Descriptive analytics
Descriptive analytics is the most common type by far; approximately 80% of business analytics is descriptive. This type of analytics looks at back at what happened in your business, identifying patterns in a staggering amount of data gathered from numerous sources.

For example, it can tell you which of your factories (or even individual machines) had a dip in productivity, whether a social media campaign was successful, or which time of day customers were most likely to visit your store last February.

Often, these findings can be presented as graphs, dashboards, reports or other easy-to-understand formats, which allows managers, sales personnel, directors, and investors to quickly grasp the situation.

Diagnostic analytics
Diagnostic analytics takes things a little further, helping you identify why past events occurred. For example, it might suggest that a new product didn’t reach expected sales numbers because a competing product was heavily marked down weeks before your launch. 

Predictive analytics
Predictive analytics, along with prescriptive analytics, are what are known as ‘advanced analytics’ and empower you to make more informed business decisions in the future. Predictive analytics takes data you have to predict data you don’t have. It improves forecasting by applying statistical models to historical data and suggesting likely outcomes for a given set of circumstances. 

A very simple example would be that, based on past click rate patterns, potential customers are more likely to open your emails if you send them early in the week, right after lunch. It may show that, historically, there is a spike in customer requests for your service on rainy days, which could influence how you time future promotions. 

Big Data

Big data is changing aviation by enabling airlines to perform predictive maintenance. Using sensors, airlines can monitor aircraft conditions and perform maintenance as soon as it is needed, reducing costs and increasing efficiency.

Prescriptive analytics
Prescriptive analytics is the most complex form of analytics requiring very advanced computing and a high level of human expertise. Instead of merely predicting what might happen, it allows you to examine multiple scenarios and make choices that may result in the best outcome.

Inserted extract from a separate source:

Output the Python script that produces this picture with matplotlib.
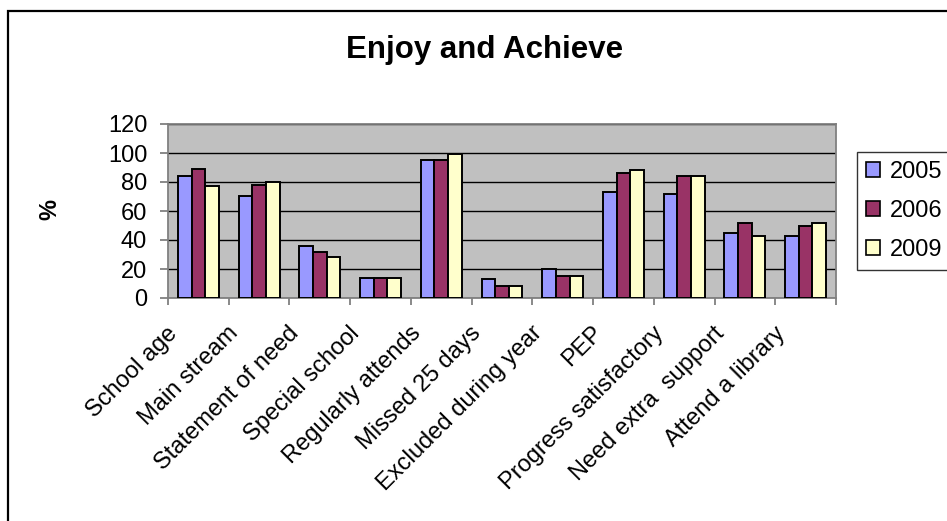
import numpy as np
import matplotlib.pyplot as plt
from matplotlib.patches import Rectangle, Patch
from matplotlib.transforms import ScaledTranslation

plt.rcParams['font.family'] = ['Liberation Sans', 'DejaVu Sans']

categories = ['School age', 'Main stream', 'Statement of need', 'Special school',
              'Regularly attends', 'Missed 25 days', 'Excluded during year', 'PEP',
              'Progress satisfactory', 'Need extra  support', 'Attend a library']
years = ['2005', '2006', '2009']
v2005 = [84, 70, 36, 14, 95, 13, 20, 73, 72, 45, 43]
v2006 = [89, 78, 32, 14, 95, 8, 15, 86, 84, 52, 50]
v2009 = [77, 80, 28, 14, 99, 8, 15, 88, 84, 43, 52]
colors = ['#9999FF', '#993366', '#FFFFCC']

fig = plt.figure(figsize=(9.47, 5.21), dpi=100)
W, H = 947, 521

# outer chart border (runs off the right and bottom edges)
fig.patches.append(Rectangle((7.5 / W, -0.1), 1.2, 1 - 10.5 / H + 0.1,
                             transform=fig.transFigure, fill=False,
                             edgecolor='black', linewidth=1.6))

ax = fig.add_axes([168 / W, (H - 298) / H, (836 - 168) / W, (298 - 124) / H])
ax.set_facecolor('#C0C0C0')

x = np.arange(len(categories))
w = 0.225
for i, (vals, c) in enumerate(zip([v2005, v2006, v2009], colors)):
    ax.bar(x + (i - 1) * w, vals, width=w, color=c, edgecolor='black',
           linewidth=1.4, zorder=3)

ax.set_xlim(-0.5, len(categories) - 0.5)
ax.set_ylim(0, 120)
ax.set_yticks(range(0, 121, 20))
ax.grid(axis='y', color='black', linewidth=1, zorder=1)
ax.set_axisbelow(True)
for s in ax.spines.values():
    s.set_color('#808080')
    s.set_linewidth(1.3)

ax.set_xticks(x)
ax.set_xticklabels(categories, rotation=45, ha='right', va='center',
                   rotation_mode='anchor', fontsize=17)
ax.tick_params(axis='x', length=0, pad=0)
shift = ScaledTranslation(-0.24, -0.32, fig.dpi_scale_trans)
for lbl in ax.get_xticklabels():
    lbl.set_transform(lbl.get_transform() + shift)
ax.set_xticks(np.arange(-0.5, len(categories), 1), minor=True)
ax.tick_params(axis='x', which='minor', length=5, color='#808080', width=1.3)
ax.tick_params(axis='y', labelsize=17, length=6, color='#808080', width=1.3, pad=9)

fig.text(50 / W, 1 - 209 / H, '%', rotation=90, ha='center', va='center',
         fontsize=17, fontweight='bold')

fig.text(485 / W, 1 - 50 / H, 'Enjoy and Achieve', ha='center', va='center',
         fontsize=22.5, fontweight='bold')

handles = [Patch(facecolor=c, edgecolor='black', linewidth=1.2) for c in colors]
leg = fig.legend(handles, years, loc='upper left',
                 bbox_to_anchor=(857 / W, 1 - 152 / H), fontsize=17,
                 frameon=True, fancybox=False, handlelength=0.6,
                 handleheight=0.6, handletextpad=0.4, labelspacing=0.72,
                 borderpad=0.38, borderaxespad=0)
leg.get_frame().set_edgecolor('black')
leg.get_frame().set_linewidth(1)

fig.savefig('out.png', dpi=100)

For example, an analytics tool could predict what first-day sales would look like if you launched in July rather than late August; in Mid Valley rather than in KLCC, or both locations simultaneously. And then create a plan that entails all the best choices.

Where do you start?

Depending on the technology you apply, big data analytics tells you what customers are doing, what they are thinking and even how you can best influence customers to behave the way you want them to, such as to choose your product over your competitors.  

It is already used by insurance companies to identify fraudulent claims. In healthcare, it may help find cures for certain types of cancer. In business, big data analytics is being used for everything from streamlining your supply chain, to boosting sales, to reducing risks, to retaining employees, and more.

Perhaps surprisingly, big data analytics starts with two very human decisions. The first is what exactly do you want to know? Is it insights about customers, productivity, income, or something else altogether? Does your question start with ‘what’, ‘why’ or ‘how’? Is it about the past or the future? Data analytics technology is smart, but it still needs you to ask the questions.

Which brings us to the second decision: Does your big data contain the answer to your question? Because, yes, with big data we are talking about millions or billions of pieces of information. However, if you are not gathering the right data, no software in the world can answer your questions. For example, if you are not tracking how many people responded to an email promotion, there are no analytics tool smart enough to tell you how successful your campaigns have been, let alone whether it is worth conducting email campaigns in the future.

So, the human component is still essential in deciding what insights you need and whether you have the data to uncover them. After that, however, you can fully depend on big data analytics not only to find and provide critical business insights but to present it to you in a matter of seconds.